In Beverly Cleary’s Dear Mr. Henshaw, I came across some advice that made me ponder the validity of how I started writing.

“But I couldn’t make it into a story,” I said, feeling a whole lot braver.

“Who cares?” said Mrs. Badger with a wave of her hand. She’s the kind of person who wears rings on her forefingers. “What do you expect? The ability to write stories comes later, when you have lived longer and have more understanding.”

Here, we see the main character, Leigh, who is determined to become a famous or at least mildly successful author. I’m sure lots of us here empathize with this desire. He constantly writes to one author named Mr. Henshaw, who responds and tells him the best way to learn to write well is to keep a journal. Leigh takes this advice to heart and eventually has the privilege of meeting a successful author after writing a well-liked story for school. He’s ashamed about having written a personal narrative rather than a fictional short story, and the author, Mrs. Badger, tells him what I quoted above.

I don’t necessarily agree with this. While one does write better with age, keeping a journal may not be the best practice for fiction. Journalling allows one to become familiar with descriptions, but these are typically descriptions of the self. Creating a life, a world, and complicated situation takes more than the “Dear Diary, Today I did such-and-such” approach.
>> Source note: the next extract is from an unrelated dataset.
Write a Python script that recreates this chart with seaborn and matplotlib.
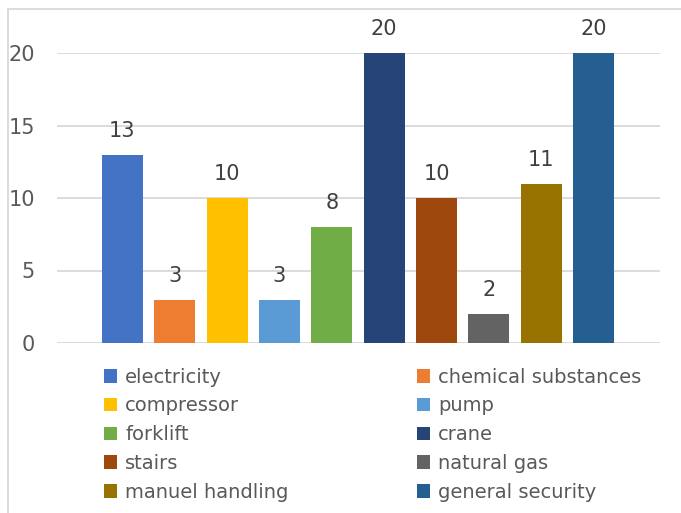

Everyone is different with their writing practices and origins, and I understand that. Perhaps my experience is more different than I’d thought. Not counting preschool letter scribbles,  I began journalling in first grade simply because I’d won a diary as a prize. I began writing fiction only one year later in one of my old school notebooks, although that notebook had been almost completely filled with copied information on dinosaurs and tigers. I don’t connect my fiction with the diaries I’ve kept since then because the diaries are about feelings and people and all that muck. Fiction has always been so much richer to me.

Leigh’s entry for school was likely more descriptive than I’m letting on. After all, Mrs. Badger liked it! She told him, “I happened to like A Day on Dad’s Rig because it was written by a boy who wrote honestly about something he knew he had strong feelings about. You made me feel what it was like to ride down a steep grade…” Leigh was going to write about a wax man who drove a truck and melted a little every time he made a stop. That I would rather read! It’s both tragic and imaginative—two things many of us want to experience when we read.

The best way to hone your skills at any age are to write descriptions and to write all the time. Whether you’re sending a personal narrative to—I don’t know—a magazine, or developing an alien world, I doubt that a journal can get you to the level of sophistication of where you want to be. Sure, it worked in Dear Mr. Henshaw because it wouldn’t have been much of a story without that development. I could be wrong about my assumptions, though. Everyone is different.

Thoughts, anyone? When did you first begin fiction or journalling?